## What to produce:
Can you write out all the lines word for word, with no pictures?

☆ ☆ ☆

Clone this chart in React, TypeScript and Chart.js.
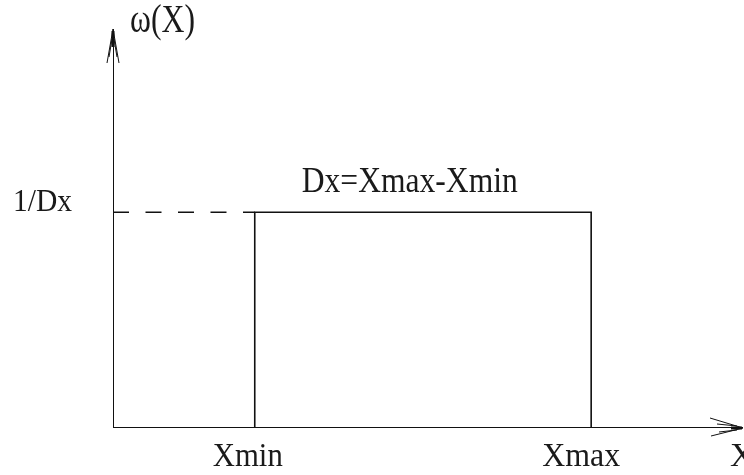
import { useEffect, useRef } from 'react';
import { Chart, registerables } from 'chart.js';

Chart.register(...registerables);

// Uniform density on [Xmin, Xmax]
const supportBounds = [2.25, 7.59]; // Xmin, Xmax
const densityLevel = [1]; // height 1/Dx
const axisExtent = [10, 1.85]; // end of x axis, end of y axis
const boundLabels = ['Xmin', 'Xmax'];
const axisTitles = ['X', 'ω(X)'];
const densityLabels = ['1/Dx'];
const widthLabels = ['Dx=Xmax-Xmin'];

const INK = '#111';
const FONT = '"Liberation Serif", "Times New Roman", serif';

// draws text squeezed horizontally to a given width
function drawFitted(
  ctx: CanvasRenderingContext2D,
  text: string,
  left: number,
  baseline: number,
  size: number,
  width: number | null
) {
  ctx.save();
  ctx.font = `${size}px ${FONT}`;
  ctx.fillStyle = '#1a1a1a';
  ctx.textAlign = 'left';
  ctx.textBaseline = 'alphabetic';
  const w = ctx.measureText(text).width;
  const sx = width ? width / w : 1;
  ctx.translate(left, baseline);
  ctx.scale(sx, 1);
  ctx.fillText(text, 0, 0);
  ctx.restore();
}

const annotations = {
  id: 'annotations',
  afterDatasetsDraw(chart: Chart) {
    const ctx = chart.ctx;
    const xs = chart.scales.x;
    const ys = chart.scales.y;
    const x0 = xs.getPixelForValue(0);
    const y0 = ys.getPixelForValue(0);
    const xEnd = xs.getPixelForValue(axisExtent[0]);
    const yEnd = ys.getPixelForValue(axisExtent[1]);

    ctx.save();
    ctx.strokeStyle = INK;
    ctx.lineCap = 'butt';
    // arrow on the vertical axis
    ctx.lineWidth = 1;
    ctx.beginPath();
    ctx.moveTo(x0, yEnd);
    ctx.lineTo(x0 - 6, yEnd + 34);
    ctx.moveTo(x0, yEnd);
    ctx.lineTo(x0 + 6, yEnd + 34);
    ctx.moveTo(x0 - 1, yEnd + 10);
    ctx.lineTo(x0 - 4, yEnd + 28);
    ctx.moveTo(x0 + 1, yEnd + 10);
    ctx.lineTo(x0 + 4, yEnd + 28);
    ctx.stroke();
    ctx.lineWidth = 3;
    ctx.beginPath();
    ctx.moveTo(x0, yEnd + 2);
    ctx.lineTo(x0, yEnd + 18);
    ctx.stroke();
    // arrow on the horizontal axis
    ctx.lineWidth = 1;
    ctx.beginPath();
    ctx.moveTo(xEnd, y0);
    ctx.lineTo(xEnd - 33, y0 - 10);
    ctx.moveTo(xEnd, y0);
    ctx.lineTo(xEnd - 32, y0 + 8);
    ctx.moveTo(xEnd - 6, y0 - 2);
    ctx.lineTo(xEnd - 26, y0 - 4);
    ctx.moveTo(xEnd - 6, y0 + 2);
    ctx.lineTo(xEnd - 24, y0 + 4);
    ctx.stroke();
    ctx.lineWidth = 3;
    ctx.beginPath();
    ctx.moveTo(xEnd - 12, y0);
    ctx.lineTo(xEnd - 1, y0);
    ctx.stroke();
    ctx.restore();

    const yLevel = ys.getPixelForValue(densityLevel[0]);
    const xa = xs.getPixelForValue(supportBounds[0]);
    const xb = xs.getPixelForValue(supportBounds[1]);

    drawFitted(ctx, axisTitles[1], x0 + 17, yEnd + 3, 40, 65);
    drawFitted(ctx, axisTitles[0], xEnd - 13, y0 + 38, 34, null);
    drawFitted(ctx, densityLabels[0], x0 - 100, yLevel - 1, 32, 59);
    drawFitted(ctx, widthLabels[0], xa + 47, yLevel - 20, 35, 216);
    drawFitted(ctx, boundLabels[0], xa - 42, y0 + 38, 34, 70);
    drawFitted(ctx, boundLabels[1], xb - 49, y0 + 38, 34, 78);
  },
};

export default function App() {
  const canvasRef = useRef<HTMLCanvasElement | null>(null);

  useEffect(() => {
    const canvas = canvasRef.current;
    if (!canvas) return;
    const [xMin, xMax] = supportBounds;
    const h = densityLevel[0];
    const line = (data: { x: number; y: number }[], width: number, dash: number[] = []) => ({
      data,
      showLine: true,
      borderColor: INK,
      borderWidth: width,
      borderDash: dash,
      pointRadius: 0,
      fill: false,
      tension: 0,
    });
    const chart = new Chart(canvas, {
      type: 'scatter',
      data: {
        datasets: [
          line([{ x: 0, y: 0 }, { x: axisExtent[0], y: 0 }], 2),
          line([{ x: 0, y: 0 }, { x: 0, y: axisExtent[1] }], 2),
          line([{ x: 0, y: h }, { x: xMin, y: h }], 1.6, [16, 16.5]),
          line(
            [
              { x: xMin, y: 0 },
              { x: xMin, y: h },
              { x: xMax, y: h },
              { x: xMax, y: 0 },
            ],
            1.6
          ),
        ],
      },
      options: {
        animation: false,
        responsive: true,
        maintainAspectRatio: false,
        layout: { padding: { left: 113, right: 1, top: 29, bottom: 47 } },
        plugins: { legend: { display: false }, tooltip: { enabled: false } },
        scales: {
          x: { type: 'linear', min: 0, max: axisExtent[0], display: false },
          y: { type: 'linear', min: 0, max: axisExtent[1], display: false },
        },
      },
      plugins: [annotations],
    });
    return () => chart.destroy();
  }, []);

  return (
    <div style={{ position: 'absolute', left: 0, top: 0, width: 744, height: 475, background: '#fff' }}>
      <canvas ref={canvasRef} />
    </div>
  );
}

☆ ☆ ☆

## Solution to this problem:
Clone this chart in React, TypeScript and Chart.js.
import { useEffect, useRef } from 'react';
import { Chart, registerables } from 'chart.js';

Chart.register(...registerables);

// Uniform density on [Xmin, Xmax]
const supportBounds = [2.25, 7.59]; // Xmin, Xmax
const densityLevel = [1]; // height 1/Dx
const axisExtent = [10, 1.85]; // end of x axis, end of y axis
const boundLabels = ['Xmin', 'Xmax'];
const axisTitles = ['X', 'ω(X)'];
const densityLabels = ['1/Dx'];
const widthLabels = ['Dx=Xmax-Xmin'];

const INK = '#111';
const FONT = '"Liberation Serif", "Times New Roman", serif';

// draws text squeezed horizontally to a given width
function drawFitted(
  ctx: CanvasRenderingContext2D,
  text: string,
  left: number,
  baseline: number,
  size: number,
  width: number | null
) {
  ctx.save();
  ctx.font = `${size}px ${FONT}`;
  ctx.fillStyle = '#1a1a1a';
  ctx.textAlign = 'left';
  ctx.textBaseline = 'alphabetic';
  const w = ctx.measureText(text).width;
  const sx = width ? width / w : 1;
  ctx.translate(left, baseline);
  ctx.scale(sx, 1);
  ctx.fillText(text, 0, 0);
  ctx.restore();
}

const annotations = {
  id: 'annotations',
  afterDatasetsDraw(chart: Chart) {
    const ctx = chart.ctx;
    const xs = chart.scales.x;
    const ys = chart.scales.y;
    const x0 = xs.getPixelForValue(0);
    const y0 = ys.getPixelForValue(0);
    const xEnd = xs.getPixelForValue(axisExtent[0]);
    const yEnd = ys.getPixelForValue(axisExtent[1]);

    ctx.save();
    ctx.strokeStyle = INK;
    ctx.lineCap = 'butt';
    // arrow on the vertical axis
    ctx.lineWidth = 1;
    ctx.beginPath();
    ctx.moveTo(x0, yEnd);
    ctx.lineTo(x0 - 6, yEnd + 34);
    ctx.moveTo(x0, yEnd);
    ctx.lineTo(x0 + 6, yEnd + 34);
    ctx.moveTo(x0 - 1, yEnd + 10);
    ctx.lineTo(x0 - 4, yEnd + 28);
    ctx.moveTo(x0 + 1, yEnd + 10);
    ctx.lineTo(x0 + 4, yEnd + 28);
    ctx.stroke();
    ctx.lineWidth = 3;
    ctx.beginPath();
    ctx.moveTo(x0, yEnd + 2);
    ctx.lineTo(x0, yEnd + 18);
    ctx.stroke();
    // arrow on the horizontal axis
    ctx.lineWidth = 1;
    ctx.beginPath();
    ctx.moveTo(xEnd, y0);
    ctx.lineTo(xEnd - 33, y0 - 10);
    ctx.moveTo(xEnd, y0);
    ctx.lineTo(xEnd - 32, y0 + 8);
    ctx.moveTo(xEnd - 6, y0 - 2);
    ctx.lineTo(xEnd - 26, y0 - 4);
    ctx.moveTo(xEnd - 6, y0 + 2);
    ctx.lineTo(xEnd - 24, y0 + 4);
    ctx.stroke();
    ctx.lineWidth = 3;
    ctx.beginPath();
    ctx.moveTo(xEnd - 12, y0);
    ctx.lineTo(xEnd - 1, y0);
    ctx.stroke();
    ctx.restore();

    const yLevel = ys.getPixelForValue(densityLevel[0]);
    const xa = xs.getPixelForValue(supportBounds[0]);
    const xb = xs.getPixelForValue(supportBounds[1]);

    drawFitted(ctx, axisTitles[1], x0 + 17, yEnd + 3, 40, 65);
    drawFitted(ctx, axisTitles[0], xEnd - 13, y0 + 38, 34, null);
    drawFitted(ctx, densityLabels[0], x0 - 100, yLevel - 1, 32, 59);
    drawFitted(ctx, widthLabels[0], xa + 47, yLevel - 20, 35, 216);
    drawFitted(ctx, boundLabels[0], xa - 42, y0 + 38, 34, 70);
    drawFitted(ctx, boundLabels[1], xb - 49, y0 + 38, 34, 78);
  },
};

export default function App() {
  const canvasRef = useRef<HTMLCanvasElement | null>(null);

  useEffect(() => {
    const canvas = canvasRef.current;
    if (!canvas) return;
    const [xMin, xMax] = supportBounds;
    const h = densityLevel[0];
    const line = (data: { x: number; y: number }[], width: number, dash: number[] = []) => ({
      data,
      showLine: true,
      borderColor: INK,
      borderWidth: width,
      borderDash: dash,
      pointRadius: 0,
      fill: false,
      tension: 0,
    });
    const chart = new Chart(canvas, {
      type: 'scatter',
      data: {
        datasets: [
          line([{ x: 0, y: 0 }, { x: axisExtent[0], y: 0 }], 2),
          line([{ x: 0, y: 0 }, { x: 0, y: axisExtent[1] }], 2),
          line([{ x: 0, y: h }, { x: xMin, y: h }], 1.6, [16, 16.5]),
          line(
            [
              { x: xMin, y: 0 },
              { x: xMin, y: h },
              { x: xMax, y: h },
              { x: xMax, y: 0 },
            ],
            1.6
          ),
        ],
      },
      options: {
        animation: false,
        responsive: true,
        maintainAspectRatio: false,
        layout: { padding: { left: 113, right: 1, top: 29, bottom: 47 } },
        plugins: { legend: { display: false }, tooltip: { enabled: false } },
        scales: {
          x: { type: 'linear', min: 0, max: axisExtent[0], display: false },
          y: { type: 'linear', min: 0, max: axisExtent[1], display: false },
        },
      },
      plugins: [annotations],
    });
    return () => chart.destroy();
  }, []);

  return (
    <div style={{ position: 'absolute', left: 0, top: 0, width: 744, height: 475, background: '#fff' }}>
      <canvas ref={canvasRef} />
    </div>
  );
}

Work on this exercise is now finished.